I think that saving money and having a budget (and actually sticking to it)is one of greatest trials for a large amount of people. However, especially for people with a negative brain like myself, I am constantly reminding myself that those people have other struggles. Grr. Just not money struggles. Not that I am taking away from what you said, because believe me, I am on the warpath right behind you . . . I wonder what those "others" have that I don't. Hmm.
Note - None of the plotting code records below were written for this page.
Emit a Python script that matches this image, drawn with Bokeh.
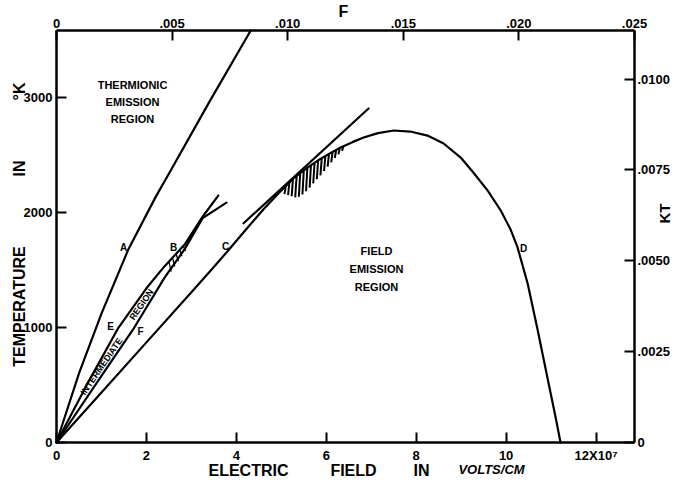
import numpy as np
from bokeh.plotting import figure
from bokeh.models import Range1d, LinearAxis, FixedTicker, Label
from bokeh.embed import file_html
from bokeh.resources import INLINE

# ---------------- data ----------------
# x: electric field in 1e7 V/cm ; T: temperature in K
curveA_x = [0, 0.5, 1.0, 1.6, 2.2, 2.54, 3.4, 4.32]
curveA_T = [0, 600, 1120, 1680, 2130, 2363, 2960, 3580]

bandU_x = [0, 0.7, 1.38, 2.0, 2.4, 2.85, 3.25, 3.6]
bandU_T = [0, 520, 999, 1340, 1530, 1720, 1962, 2146]

bandL_x = [0, 1.0, 1.73, 2.4, 2.85, 3.25, 3.78]
bandL_T = [0, 578, 999, 1430, 1680, 1950, 2085]

field_x = [0, 1.0, 2.0, 3.0, 3.43, 3.8, 4.2, 4.6, 4.95, 5.27, 5.55, 5.81, 6.07,
           6.32, 6.58, 6.83, 7.15, 7.5, 7.87, 8.25, 8.61, 8.99, 9.27, 9.59,
           9.88, 10.1, 10.25, 10.48, 10.7, 10.92, 11.1, 11.21]
field_T = [0, 435, 870, 1305, 1494, 1660, 1845, 2025, 2170, 2294, 2380, 2450, 2510,
           2563, 2610, 2650, 2688, 2711, 2702, 2667, 2598, 2476, 2346, 2189,
           2016, 1850, 1700, 1380, 980, 560, 220, 0]

tangent_x = [4.16, 6.94]
tangent_T = [1905, 2902]

hatch_x = [5.10, 5.18, 5.26, 5.34, 5.42, 5.50, 5.58, 5.66, 5.74, 5.82, 5.90,
           5.98, 6.06, 6.14, 6.22, 6.30, 6.38]
hatch_len = [70, 110, 150, 185, 205, 210, 205, 195, 180, 165, 150, 130, 110, 90, 70, 55, 40]

hatchB_x = [2.50, 2.58, 2.66, 2.74, 2.82]

x_ticks = [0, 2, 4, 6, 8, 10, 12]
y_ticks = [0, 1000, 2000, 3000]
f_ticks = [0, 5, 10, 15, 20, 25]           # F in units of 1e-3
f_labels = ["0", ".005", ".010", ".015", ".020", ".025"]
kt_ticks = [0, 25, 50, 75, 100]            # KT in units of 1e-4
kt_labels = ["0", ".0025", ".0050", ".0075", ".0100"]

X_MAX = 12.855
T_MAX = 3580
F_MAX = 25
KT_MAX = T_MAX * 3.1668e-6 * 1e4

FONT = "Liberation Sans"

# ---------------- geometry (canvas pixels of the axis box) ----------------
W, H = 685, 486
LEFT, RIGHT, TOP, BOTTOM = 56, 634, 30, 442
sx = (RIGHT - LEFT) / X_MAX
sy = (BOTTOM - TOP) / T_MAX
x0, x1 = -LEFT / sx, X_MAX + (W - RIGHT) / sx
y0, y1 = -(H - BOTTOM) / sy, T_MAX + TOP / sy

p = figure(width=W, height=H, x_range=Range1d(x0, x1), y_range=Range1d(y0, y1),
           output_backend="svg", toolbar_location=None,
           x_axis_location=None, y_axis_location=None,
           min_border=0, min_border_left=0, min_border_right=0,
           min_border_top=0, min_border_bottom=0)
p.xgrid.visible = False
p.ygrid.visible = False
p.outline_line_color = None
p.background_fill_color = "white"
p.border_fill_color = "white"

p.extra_x_ranges = {"f": Range1d(x0 * F_MAX / X_MAX, x1 * F_MAX / X_MAX)}
p.extra_y_ranges = {"kt": Range1d(y0 * KT_MAX / T_MAX, y1 * KT_MAX / T_MAX)}

bottom_axis = LinearAxis(fixed_location=0, bounds=(0, X_MAX),
                         ticker=FixedTicker(ticks=x_ticks),
                         major_label_overrides={12: "12X10\u2077"})
left_axis = LinearAxis(fixed_location=0, bounds=(0, T_MAX),
                       ticker=FixedTicker(ticks=y_ticks))
top_axis = LinearAxis(x_range_name="f", fixed_location=T_MAX, bounds=(0, F_MAX),
                      ticker=FixedTicker(ticks=f_ticks),
                      major_label_overrides=dict(zip(f_ticks, f_labels)))
right_axis = LinearAxis(y_range_name="kt", fixed_location=X_MAX, bounds=(0, KT_MAX),
                        ticker=FixedTicker(ticks=kt_ticks),
                        major_label_overrides=dict(zip(kt_ticks, kt_labels)))
p.add_layout(bottom_axis, "below")
p.add_layout(left_axis, "left")
p.add_layout(top_axis, "above")
p.add_layout(right_axis, "right")

for ax in [bottom_axis, left_axis, top_axis, right_axis]:
    ax.axis_line_width = 2.5
    ax.axis_line_color = "black"
    ax.major_tick_line_width = 2
    ax.major_tick_in = 10
    ax.major_tick_out = 0
    ax.minor_tick_line_color = None
    ax.major_label_text_font = FONT
    ax.major_label_text_font_style = "bold"
    ax.major_label_text_font_size = "13px"
    ax.major_label_text_color = "black"
    ax.major_label_standoff = 4
bottom_axis.major_label_standoff = 5
top_axis.major_label_standoff = 3
right_axis.major_label_standoff = 3

# ---------------- curves ----------------
lw = 2.2
p.line(curveA_x, curveA_T, line_width=lw, color="black", line_cap="round", line_join="round")
p.line(bandU_x, bandU_T, line_width=lw, color="black", line_cap="round", line_join="round")
p.line(bandL_x, bandL_T, line_width=lw, color="black", line_cap="round", line_join="round")
p.line(field_x, field_T, line_width=lw, color="black", line_cap="round", line_join="round")
p.line(tangent_x, tangent_T, line_width=lw, color="black", line_cap="round")

# hatching below the field-emission curve
hx = np.array(hatch_x)
htop = np.interp(hx, field_x, field_T)
hbot = htop - np.array(hatch_len)
p.segment(x0=hx, y0=htop, x1=hx - 0.03, y1=hbot, line_width=2.0, color="black")

# small hatch marks in the intermediate band near B
bx = np.array(hatchB_x)
bu = np.interp(bx, bandU_x, bandU_T)
bl = np.interp(bx, bandL_x, bandL_T)
p.segment(x0=bx, y0=bu, x1=bx + 0.05, y1=bl, line_width=1.3, color="black")

# ---------------- text ----------------
def px_to_data(px, py):
    # canvas pixel -> data coordinates
    return (px - LEFT) / sx, (BOTTOM - py) / sy

def add_text(px, py, text, size, angle=0.0, style="bold"):
    x, y = px_to_data(px, py)
    p.add_layout(Label(x=x, y=y, text=text, text_font=FONT, text_font_style=style,
                       text_font_size=size, text_align="center", text_baseline="middle",
                       angle=angle, text_color="black"))

# letter markers
add_text(123, 247, "A", "10px")
add_text(173, 247, "B", "10px")
add_text(225, 246, "C", "10px")
add_text(523, 248, "D", "10px")
add_text(110, 326, "E", "10px")
add_text(140, 331, "F", "10px")

# region names
for i, w in enumerate(["THERMIONIC", "EMISSION", "REGION"]):
    add_text(132, 84 + 17 * i, w, "11px")
for i, w in enumerate(["FIELD", "EMISSION", "REGION"]):
    add_text(376, 250 + 18 * i, w, "11px")

# intermediate region, along the band
add_text(101, 366, "INTERMEDIATE", "9px", angle=0.97)
add_text(141, 304, "REGION", "9px", angle=0.97)

# axis titles
add_text(248, 470, "ELECTRIC", "16px")
add_text(353, 470, "FIELD", "16px")
add_text(421, 470, "IN", "16px")
add_text(491, 469, "VOLTS/CM", "13px", style="bold italic")

add_text(19, 306, "TEMPERATURE", "16px", angle=np.pi / 2)
add_text(19, 168, "IN", "16px", angle=np.pi / 2)
add_text(19, 91, "\u00b0K", "16px", angle=np.pi / 2)

add_text(343, 11, "F", "16px")
add_text(664, 213, "KT", "15px", angle=np.pi / 2)

open("out.html", "w").write(file_html(p, INLINE))
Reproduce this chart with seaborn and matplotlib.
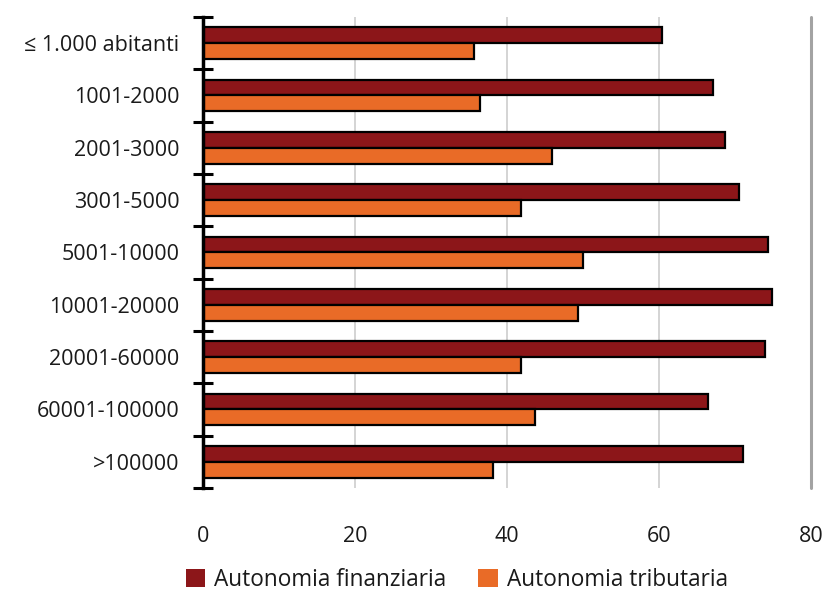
import matplotlib
matplotlib.use("Agg")
import matplotlib.pyplot as plt
import seaborn as sns
import pandas as pd
import numpy as np
from matplotlib.patches import Patch
from matplotlib.ticker import FixedLocator

# Population classes of municipalities
categories = [
    "≤ 1.000 abitanti", "1001-2000", "2001-3000", "3001-5000",
    "5001-10000", "10001-20000", "20001-60000", "60001-100000", ">100000",
]
series_names = ["Autonomia finanziaria", "Autonomia tributaria"]
finanziaria = [60.4, 67.1, 68.7, 70.5, 74.4, 74.9, 73.9, 66.4, 71.0]
tributaria = [35.7, 36.4, 45.9, 41.8, 50.0, 49.3, 41.9, 43.7, 38.2]
x_ticks = [0, 20, 40, 60, 80]

colors = ["#8C1619", "#E96B27"]

df = pd.DataFrame({
    "classe": categories * 2,
    "serie": [series_names[0]] * len(categories) + [series_names[1]] * len(categories),
    "valore": finanziaria + tributaria,
})

sns.set_style("white")
plt.rcParams["font.family"] = ["Open Sans", "DejaVu Sans"]

fig = plt.figure(figsize=(8.24, 5.95), dpi=100)
ax = fig.add_axes([203 / 824, 1 - 488 / 595, (811 - 203) / 824, (488 - 17) / 595])

sns.barplot(
    data=df, y="classe", x="valore", hue="serie", order=categories,
    hue_order=series_names, palette=colors, width=0.6, orient="h",
    edgecolor="black", linewidth=1.6, legend=False, ax=ax, saturation=1,
)

ax.set_xlim(0, 80)
ax.set_ylim(len(categories) - 0.5, -0.5)
ax.set_xlabel("")
ax.set_ylabel("")

# vertical gridlines
for v in x_ticks[1:-1]:
    ax.axvline(v, color="#c9c9c9", lw=1.1, zorder=0)
ax.axvline(80, color="#a3a3a3", lw=2.2, zorder=0, clip_on=False)

for side in ["top", "right", "bottom"]:
    ax.spines[side].set_visible(False)
ax.spines["left"].set_color("black")
ax.spines["left"].set_linewidth(2.5)
ax.spines["left"].set_zorder(5)

ax.set_xticks(x_ticks)
ax.set_xticklabels([str(t) for t in x_ticks])
ax.tick_params(axis="x", length=0, pad=27, labelsize=15.5, labelcolor="#1a1a1a")

ax.set_yticks(range(len(categories)))
ax.set_yticklabels(categories)
ax.tick_params(axis="y", which="major", left=True, length=0, pad=17,
               labelsize=15.5, labelcolor="#1a1a1a")
# separators between classes, crossing the axis line
ax.yaxis.set_minor_locator(FixedLocator(np.arange(-0.5, len(categories), 1.0)))
ax.tick_params(axis="y", which="minor", left=True, direction="inout",
               length=15, width=2.2, color="black")

handles = [Patch(facecolor=c, edgecolor="none") for c in colors]
fig.legend(
    handles, series_names, loc="center", bbox_to_anchor=(457 / 824, 1 - 580 / 595),
    ncol=2, frameon=False, fontsize=16.3, handlelength=0.85, handleheight=0.85,
    handletextpad=0.4, columnspacing=1.4, labelcolor="#1a1a1a",
)

fig.savefig("out.png", dpi=100)
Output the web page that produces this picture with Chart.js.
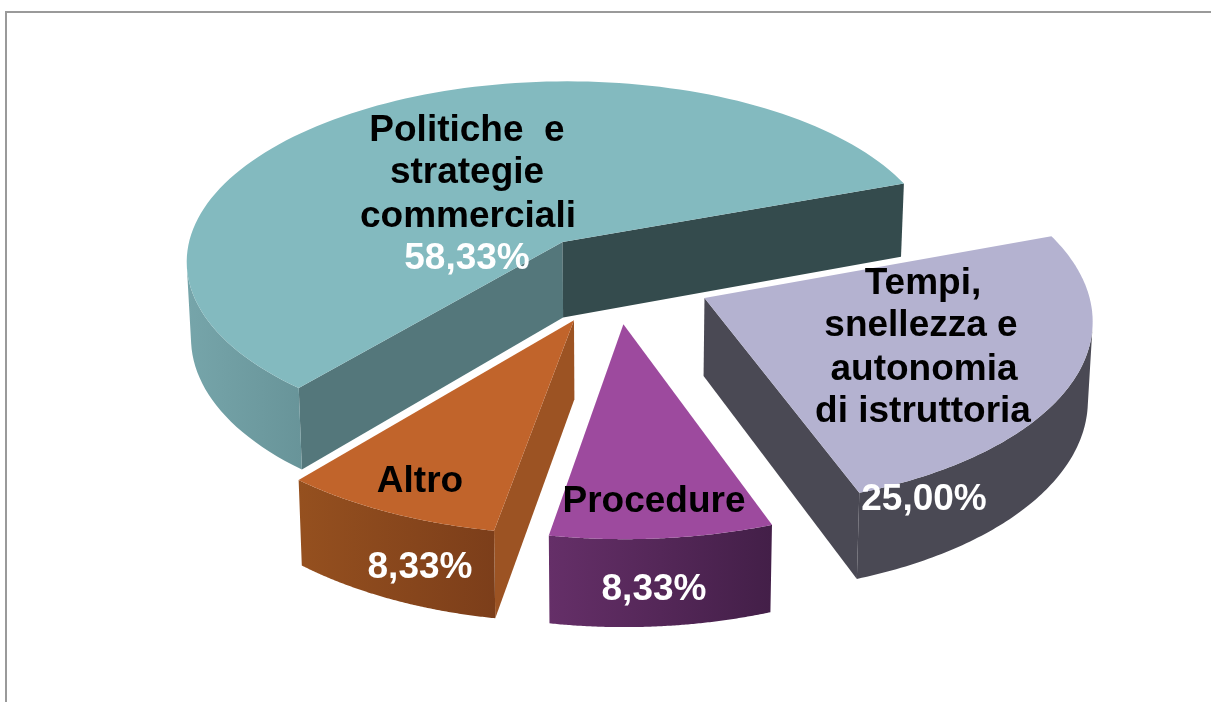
<!DOCTYPE html>
<html>
<head>
<meta charset="utf-8">
<style>html,body{margin:0;padding:0;background:#fff;overflow:hidden}canvas{display:block}</style>
<script src="https://cdn.jsdelivr.net/npm/chart.js@4"></script>
</head>
<body>
<canvas id="c" width="1211" height="702"></canvas>
<script>
const categories = ['Politiche  e strategie commerciali', 'Tempi, snellezza e autonomia di istruttoria', 'Procedure', 'Altro'];
const shares = [58.33, 25.00, 8.33, 8.33];

const topColors = ['#83babf', '#b4b2d0', '#9d4a9e', '#c1642b'];
const wallColors = [['#76a5aa', '#689499'], ['#4a4954', '#4a4954'], ['#652f68', '#431f48'], ['#95501f', '#7c3e1a']];
const startWallColors = ['#54777b', '#4a4954', '#431f48', '#9c5323'];
const endWallColors = ['#344b4d', '#4a4954', '#652f68', '#9c5323'];
const labelLines = [
  [['Politiche  e', 467, 141], ['strategie', 467, 183], ['commerciali', 468, 227]],
  [['Tempi,', 923, 294], ['snellezza e', 921, 336], ['autonomia', 924, 380], ['di istruttoria', 923, 422]],
  [['Procedure', 654, 512]],
  [['Altro', 420, 492]]
];
const valuePos = [[467, 269], [924, 510], [654, 600], [420, 578]];
const explodeOffsets = [232, 243, 234, 236];

const VIEW = {cx: 615, cy: 278, ax: 381, ay: 183.5, persp: -0.1, depth: 77, baseShrink: 0.99};

function project(u, v, bottom) {
  const w = 1 + VIEW.persp * v;
  let x = VIEW.ax * u / w, y = VIEW.cy + VIEW.ay * v / w;
  if (bottom) { x *= VIEW.baseShrink; y += VIEW.depth / w; }
  return [VIEW.cx + x, y];
}

function signedArea(pts) {
  let a = 0;
  pts.forEach((p, n) => {
    const q = pts[(n + 1) % pts.length];
    a += p[0] * q[1] - q[0] * p[1];
  });
  return a;
}

const pie3d = {
  id: 'pie3d',
  beforeDatasetDraw(chart) {
    const ctx = chart.ctx;
    const meta = chart.getDatasetMeta(0);
    meta.data.forEach((arc, i) => {
      const s = arc.startAngle, e = arc.endAngle, mid = (s + e) / 2;
      const o = arc.options.offset / 4 / arc.outerRadius;
      const ou = o * Math.cos(mid), ov = o * Math.sin(mid);
      const rim = [];
      const steps = 120;
      for (let k = 0; k <= steps; k++) {
        const a = s + (e - s) * k / steps;
        rim.push([ou + Math.cos(a), ov + Math.sin(a)]);
      }
      const trace = pts => {
        pts.forEach((p, n) => n ? ctx.lineTo(p[0], p[1]) : ctx.moveTo(p[0], p[1]));
        ctx.closePath();
      };
      const poly = (pts, fill) => {
        ctx.beginPath();
        trace(pts);
        ctx.fillStyle = fill;
        ctx.fill();
      };
      const topRim = rim.map(p => project(p[0], p[1], false));
      const botRim = rim.map(p => project(p[0], p[1], true));
      const apexT = project(ou, ov, false), apexB = project(ou, ov, true);
      // radial walls, only where they face the viewer
      if (Math.cos(s) < 0) poly([apexT, topRim[0], botRim[0], apexB], startWallColors[i]);
      if (Math.cos(e) > 0) poly([apexT, topRim[steps], botRim[steps], apexB], endWallColors[i]);
      // curved wall: the viewer-facing quads, filled together as one path so no seams show
      const quads = [];
      for (let k = 0; k < steps; k++) {
        const q = [topRim[k], topRim[k + 1], botRim[k + 1], botRim[k]];
        if (signedArea(q) < 0) quads.push(q);
      }
      if (quads.length) {
        const xs = quads.flat().map(p => p[0]);
        const g = ctx.createLinearGradient(Math.min(...xs), 0, Math.max(...xs), 0);
        g.addColorStop(0, wallColors[i][0]);
        g.addColorStop(1, wallColors[i][1]);
        ctx.beginPath();
        quads.forEach(trace);
        ctx.fillStyle = g;
        ctx.fill();
      }
      // top face
      poly([apexT].concat(topRim), topColors[i]);
    });
    return false;
  },
  afterDraw(chart) {
    const ctx = chart.ctx;
    ctx.save();
    ctx.fillStyle = '#9a9a9a';
    ctx.fillRect(5, 11, 1206, 2);
    ctx.fillRect(5, 11, 2, 691);
    ctx.font = 'bold 37px "Liberation Sans", Arial, sans-serif';
    ctx.textAlign = 'center';
    ctx.textBaseline = 'alphabetic';
    labelLines.forEach((lines, i) => {
      ctx.fillStyle = '#000000';
      lines.forEach(l => ctx.fillText(l[0], l[1], l[2]));
      ctx.fillStyle = '#ffffff';
      ctx.fillText(shares[i].toFixed(2).replace('.', ',') + '%', valuePos[i][0], valuePos[i][1]);
    });
    ctx.restore();
  }
};

new Chart(document.getElementById('c'), {
  type: 'pie',
  data: {
    labels: categories,
    datasets: [{data: shares, backgroundColor: topColors, borderWidth: 0, offset: explodeOffsets}]
  },
  options: {
    responsive: false,
    animation: false,
    rotation: 220,
    radius: 237,
    plugins: {legend: {display: false}, tooltip: {enabled: false}}
  },
  plugins: [pie3d]
});
</script>
</body>
</html>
I should look into this! :) I thoroughly enjoyed this post!

Colleen McCubbin said...

I made great strides towards financial freedom last year (and watched a lot of Til Death Do Us Part) ... but I tell you, I'm sure relieved to have a husband who is (a) a good provider and (b) a decent financial manager ... and I love the phrase "do it together." I don't long for the days of(mis)managing money on my own.

Anonymous said...

Have you ever tried a 'goal contract'? Where you make a contract with a friend, like 'if I buy anything in February than I have to give you 10x the money I spent'. Then you have to think alot more about what you're actually doing if you have graver consequences.
Would that help or hinder you?

-R

Victoria said...

YOu are going to ROCK this! Don't give up!